╭─ AVAILABLE DATA

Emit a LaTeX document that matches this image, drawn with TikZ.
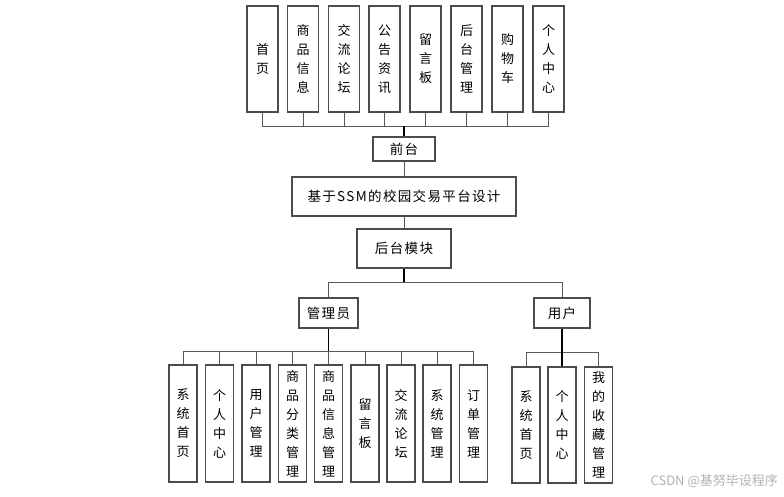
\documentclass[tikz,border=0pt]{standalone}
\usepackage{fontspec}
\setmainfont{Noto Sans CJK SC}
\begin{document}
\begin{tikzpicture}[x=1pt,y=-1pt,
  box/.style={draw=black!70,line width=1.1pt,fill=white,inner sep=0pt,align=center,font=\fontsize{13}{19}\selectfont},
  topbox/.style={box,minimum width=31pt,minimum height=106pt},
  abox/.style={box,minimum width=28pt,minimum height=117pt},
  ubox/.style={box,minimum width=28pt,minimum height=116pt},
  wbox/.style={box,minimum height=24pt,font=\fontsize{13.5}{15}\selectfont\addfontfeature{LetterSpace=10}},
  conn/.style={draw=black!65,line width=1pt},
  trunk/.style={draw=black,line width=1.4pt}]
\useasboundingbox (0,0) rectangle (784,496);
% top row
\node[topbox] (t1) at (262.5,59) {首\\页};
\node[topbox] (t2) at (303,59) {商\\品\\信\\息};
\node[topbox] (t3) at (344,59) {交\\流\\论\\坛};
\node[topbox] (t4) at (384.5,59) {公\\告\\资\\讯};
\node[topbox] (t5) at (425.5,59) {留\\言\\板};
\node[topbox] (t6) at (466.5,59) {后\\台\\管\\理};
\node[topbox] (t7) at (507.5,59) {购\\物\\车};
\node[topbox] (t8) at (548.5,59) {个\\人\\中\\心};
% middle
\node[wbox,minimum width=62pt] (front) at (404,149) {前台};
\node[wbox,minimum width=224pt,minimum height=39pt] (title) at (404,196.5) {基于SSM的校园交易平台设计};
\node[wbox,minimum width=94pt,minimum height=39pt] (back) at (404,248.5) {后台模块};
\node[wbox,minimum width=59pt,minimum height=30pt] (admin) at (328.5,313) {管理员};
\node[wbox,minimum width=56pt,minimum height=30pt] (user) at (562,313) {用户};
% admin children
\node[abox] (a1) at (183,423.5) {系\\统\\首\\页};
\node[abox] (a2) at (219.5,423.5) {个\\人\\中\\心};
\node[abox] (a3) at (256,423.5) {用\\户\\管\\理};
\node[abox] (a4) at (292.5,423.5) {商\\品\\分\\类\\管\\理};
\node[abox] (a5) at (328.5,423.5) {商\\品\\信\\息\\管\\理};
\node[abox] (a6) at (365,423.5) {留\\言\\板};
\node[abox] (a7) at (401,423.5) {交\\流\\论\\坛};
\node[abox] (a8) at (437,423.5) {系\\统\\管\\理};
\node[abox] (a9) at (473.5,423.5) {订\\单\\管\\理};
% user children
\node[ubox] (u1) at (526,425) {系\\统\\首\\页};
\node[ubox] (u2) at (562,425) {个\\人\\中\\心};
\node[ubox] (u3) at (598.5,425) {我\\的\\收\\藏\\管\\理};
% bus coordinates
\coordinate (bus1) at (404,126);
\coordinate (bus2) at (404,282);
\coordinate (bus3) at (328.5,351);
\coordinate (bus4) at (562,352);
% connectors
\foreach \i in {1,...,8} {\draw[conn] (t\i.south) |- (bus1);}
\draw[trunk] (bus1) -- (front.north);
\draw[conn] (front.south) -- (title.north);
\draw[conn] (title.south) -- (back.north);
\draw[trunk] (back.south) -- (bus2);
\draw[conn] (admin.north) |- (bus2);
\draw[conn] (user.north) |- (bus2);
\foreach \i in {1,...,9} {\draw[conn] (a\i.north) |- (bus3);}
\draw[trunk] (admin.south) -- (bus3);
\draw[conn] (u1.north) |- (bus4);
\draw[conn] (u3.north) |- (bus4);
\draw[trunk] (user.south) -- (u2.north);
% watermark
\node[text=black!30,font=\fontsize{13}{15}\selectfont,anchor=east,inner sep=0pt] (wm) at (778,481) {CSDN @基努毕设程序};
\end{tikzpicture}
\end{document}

╰─

- WHAT IS NEEDED: Give the data above again in full and unchanged, skipping the pictures.

- RESPONSE FOR THIS EXERCISE:
Emit a LaTeX document that matches this image, drawn with TikZ.
\documentclass[tikz,border=0pt]{standalone}
\usepackage{fontspec}
\setmainfont{Noto Sans CJK SC}
\begin{document}
\begin{tikzpicture}[x=1pt,y=-1pt,
  box/.style={draw=black!70,line width=1.1pt,fill=white,inner sep=0pt,align=center,font=\fontsize{13}{19}\selectfont},
  topbox/.style={box,minimum width=31pt,minimum height=106pt},
  abox/.style={box,minimum width=28pt,minimum height=117pt},
  ubox/.style={box,minimum width=28pt,minimum height=116pt},
  wbox/.style={box,minimum height=24pt,font=\fontsize{13.5}{15}\selectfont\addfontfeature{LetterSpace=10}},
  conn/.style={draw=black!65,line width=1pt},
  trunk/.style={draw=black,line width=1.4pt}]
\useasboundingbox (0,0) rectangle (784,496);
% top row
\node[topbox] (t1) at (262.5,59) {首\\页};
\node[topbox] (t2) at (303,59) {商\\品\\信\\息};
\node[topbox] (t3) at (344,59) {交\\流\\论\\坛};
\node[topbox] (t4) at (384.5,59) {公\\告\\资\\讯};
\node[topbox] (t5) at (425.5,59) {留\\言\\板};
\node[topbox] (t6) at (466.5,59) {后\\台\\管\\理};
\node[topbox] (t7) at (507.5,59) {购\\物\\车};
\node[topbox] (t8) at (548.5,59) {个\\人\\中\\心};
% middle
\node[wbox,minimum width=62pt] (front) at (404,149) {前台};
\node[wbox,minimum width=224pt,minimum height=39pt] (title) at (404,196.5) {基于SSM的校园交易平台设计};
\node[wbox,minimum width=94pt,minimum height=39pt] (back) at (404,248.5) {后台模块};
\node[wbox,minimum width=59pt,minimum height=30pt] (admin) at (328.5,313) {管理员};
\node[wbox,minimum width=56pt,minimum height=30pt] (user) at (562,313) {用户};
% admin children
\node[abox] (a1) at (183,423.5) {系\\统\\首\\页};
\node[abox] (a2) at (219.5,423.5) {个\\人\\中\\心};
\node[abox] (a3) at (256,423.5) {用\\户\\管\\理};
\node[abox] (a4) at (292.5,423.5) {商\\品\\分\\类\\管\\理};
\node[abox] (a5) at (328.5,423.5) {商\\品\\信\\息\\管\\理};
\node[abox] (a6) at (365,423.5) {留\\言\\板};
\node[abox] (a7) at (401,423.5) {交\\流\\论\\坛};
\node[abox] (a8) at (437,423.5) {系\\统\\管\\理};
\node[abox] (a9) at (473.5,423.5) {订\\单\\管\\理};
% user children
\node[ubox] (u1) at (526,425) {系\\统\\首\\页};
\node[ubox] (u2) at (562,425) {个\\人\\中\\心};
\node[ubox] (u3) at (598.5,425) {我\\的\\收\\藏\\管\\理};
% bus coordinates
\coordinate (bus1) at (404,126);
\coordinate (bus2) at (404,282);
\coordinate (bus3) at (328.5,351);
\coordinate (bus4) at (562,352);
% connectors
\foreach \i in {1,...,8} {\draw[conn] (t\i.south) |- (bus1);}
\draw[trunk] (bus1) -- (front.north);
\draw[conn] (front.south) -- (title.north);
\draw[conn] (title.south) -- (back.north);
\draw[trunk] (back.south) -- (bus2);
\draw[conn] (admin.north) |- (bus2);
\draw[conn] (user.north) |- (bus2);
\foreach \i in {1,...,9} {\draw[conn] (a\i.north) |- (bus3);}
\draw[trunk] (admin.south) -- (bus3);
\draw[conn] (u1.north) |- (bus4);
\draw[conn] (u3.north) |- (bus4);
\draw[trunk] (user.south) -- (u2.north);
% watermark
\node[text=black!30,font=\fontsize{13}{15}\selectfont,anchor=east,inner sep=0pt] (wm) at (778,481) {CSDN @基努毕设程序};
\end{tikzpicture}
\end{document}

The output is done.